А услышимся через три минуты.
РЕКЛАМА
― Вот поговорим сначала о Слуцком, а потом — о поэтике одиночества в русской литературе.
Значит, что касается высокой ценности опыта Слуцкого для русской литературы. Я прочту сейчас одно, не самое любимое моё, но важное его стихотворение, и мы, я думаю, на этом стихотворении довольно внятно поймём, что отличает его интонацию, его голос от множества поэтов 50–60-х годов.
Слуцкий и Мартынов примерно в 1955-м стали двумя главными поэтами первой оттепели именно потому, что они нашли новую интонацию. Но вот удивительное дело — с интонацией Мартынова можно говорить о чём угодно. Он и говорит о чём угодно. Большинство его стихотворений внутренне пусты. Исключения немногочисленные — ну, «Лунный внук», например. Он, как правило, говорит банальности, маскируя их подчёркнутой будничностью, суровой простотой своей речи, почти без метафор. Он нашёл замечательную как бы бормочущую бытовую, будничную интонацию городского поэта, который после советской патетики, сталинской, зазвучал необычно чисто и свежо.
И в общем, в сходном направлении работал Слуцкий. Неслучайно оба — и Слуцкий, и Мартынов — осудили Пастернака. Им казалось, что Пастернак своим поведением подрывает драгоценную, трудно давшуюся оттепель, главными фигурами которой были эти двое (ну, в поэзии, во всяком случае). Но, конечно, Мартынов не раскаивался, а Слуцкий раскаивался жестоко, насколько мне известно, не говоря уже о том… Ну, может быть, и у Мартынова были какие-то покаяния, но о них, по крайней мере, он ничего вслух не говорил.
И кроме того, вот Слуцкий, выработав свою манеру, он научился говорить о вещах, которые её достойны. В Слуцком больше всего поражает именно равенство серьёзности, суровости речи и повода к ней. Этого равенства у Мартынова нет.

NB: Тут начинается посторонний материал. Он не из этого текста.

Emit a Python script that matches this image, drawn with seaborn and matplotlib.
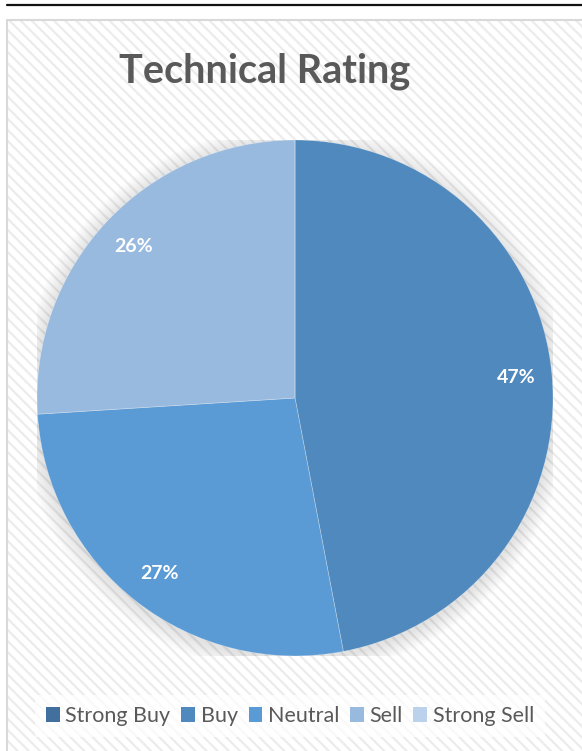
import matplotlib
matplotlib.use("Agg")
import matplotlib.pyplot as plt
from matplotlib.patches import Rectangle, Circle, Patch
from matplotlib.lines import Line2D
import seaborn as sns

# Rating categories and their shares (%)
categories = ["Strong Buy", "Buy", "Neutral", "Sell", "Strong Sell"]
shares = [0, 47, 27, 26, 0]
colors = ["#41709f", "#4f89bd", "#5b9bd5", "#99badf", "#bcd2ec"]
title = "Technical Rating"

sns.set_theme(style="white")
plt.rcParams["font.family"] = ["Lato", "DejaVu Sans"]
plt.rcParams["hatch.linewidth"] = 1.6

W, H = 582, 751
fig = plt.figure(figsize=(W / 100, H / 100), dpi=100)
fig.patch.set_facecolor("white")


def fx(px):
    return px / W


def fy(py):
    return 1 - py / H


# hatched chart area background
bg = Rectangle((fx(7), fy(H + 10)), fx(W + 20) - fx(7), fy(20) - fy(H + 10),
               transform=fig.transFigure, facecolor="white", edgecolor="#ececec",
               hatch="\\\\\\", linewidth=0, zorder=-3)
fig.patches.append(bg)
border = Rectangle((fx(7), fy(H + 10)), fx(W + 20) - fx(7), fy(20) - fy(H + 10),
                   transform=fig.transFigure, facecolor="none", edgecolor="#d9d9d9",
                   linewidth=1.5, zorder=-2)
fig.patches.append(border)
fig.lines.append(Line2D([fx(7), 1], [fy(5), fy(5)], transform=fig.transFigure,
                        color="#111111", linewidth=1.6, zorder=-2))

# pie
cx, cy, r = 295, 398, 258
ax = fig.add_axes([fx(cx - r), fy(cy + r), fx(2 * r), (2 * r) / H])
ax.set_zorder(2)
ax.patch.set_visible(False)
ax.axis("off")

# soft drop shadow around the pie
for i in range(14):
    ax.add_patch(Circle((0, -0.01), 1.0 + 0.005 * (i + 1), facecolor="#000000",
                        alpha=0.008, edgecolor="none", zorder=0))

ax.pie(shares, colors=colors, startangle=90, counterclock=False, radius=1,
       autopct=lambda p: f"{p:.0f}%" if p > 0.5 else "", pctdistance=0.86,
       wedgeprops=dict(edgecolor=(1, 1, 1, 0.35), linewidth=0.5),
       textprops=dict(color="white", fontsize=14, fontweight="bold"))
ax.set_xlim(-1, 1)
ax.set_ylim(-1, 1)
ax.set_aspect("equal")

fig.text(fx(264.5), fy(83), title, ha="center", va="baseline",
         fontsize=28.5, fontweight="bold", color="#595959")

handles = [Patch(facecolor=c, edgecolor="none") for c in colors]
leg = fig.legend(handles, categories, loc="center", ncol=5,
                 bbox_to_anchor=(fx(290), fy(716)), frameon=True,
                 fontsize=15.5, handlelength=0.65, handleheight=0.65,
                 handletextpad=0.25, columnspacing=0.5, borderpad=0.5,
                 labelcolor="#595959")
leg.get_frame().set_facecolor("white")
leg.get_frame().set_alpha(0.7)
leg.get_frame().set_edgecolor("none")
leg.get_frame().set_boxstyle("square", pad=0)

fig.savefig("out.png", dpi=100)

— Немецкий пролетарий не должон! —
Майор Петров, немецким войском битый,
ошеломлён, сбит с толку, поражён
неправильным развитием событий.
Гоним вдоль родины, как жёлтый лист,
гоним вдоль осени, под пулемётным свистом
майор кричал, что рурский металлист
не враг, а друг уральским металлистам.
Но рурский пролетарий сало жрал,
а также яйки, млеко, масло,
и что-то в нём, по-видимому, погасло,
он знать не знал про классы и Урал.
— По Ленину не так идти должно! —
Но войско перед немцем отходило,
раскручивалось страшное кино,
по Ленину пока не выходило.
По Ленину, по всем его томам,
по тридцати томам его собрания.
Хоть Ленин — ум и всем пример умам
и разобрался в том, что было ранее.
Когда же изменились времена
и мы — напёрли весело и споро,
майор Петров решил: теперь война
пойдёт по Ленину и по майору.
Всё это было в марте, и снежок
выдерживал свободно полоз санный.
Майор Петров, словно Иван Сусанин,
свершил диалектический прыжок.
Он на санях сам-друг легко догнал
колонну отступающих баварцев.
Он думал объяснить им, дать сигнал,
он думал их уговорить сдаваться.
Язык противника не знал совсем
майор Петров, хоть много раз пытался.
Но слово «класс» — оно понятно всем,
и слово «Маркс», и слово «пролетарский».
Когда с него снимали сапоги,
не спрашивая соцпроисхождения,
когда без спешки и без снисхождения
ему прикладом вышибли мозги,
в сознании угаснувшем его,
несчастного догматика Петрова,
не отразилось ровно ничего.
И если бы воскрес он — начал снова.
Вот это стихотворение Слуцкого — «Баллада о догматике» — поражает сочетанием сострадания, такого несколько брезгливого, и насмешки, иронии жёсткой. Конечно, это стихи послевоенные и постапокалиптические. Вот в их холодном отчаянии и холодном сочетании циничной насмешки и горячего ужаса перед чужой тупостью, в них очень заметно, конечно, такое глубокое, очень присущее Слуцкому ученичество у Туви́ма… Ту́вима, у Галчиньского. Это польская смесь высокомерия, насмешки и, чего там говорить, сентиментальности. Конечно, майора Петрова жалко, но «в сознании его не отразилось ровно ничего». Вот это страшно! Ну, это, конечно, реминисценция из Лермонтова: «И на челе его высоком не отразилось ничего», — которая делает ещё более жестоким это стихотворение.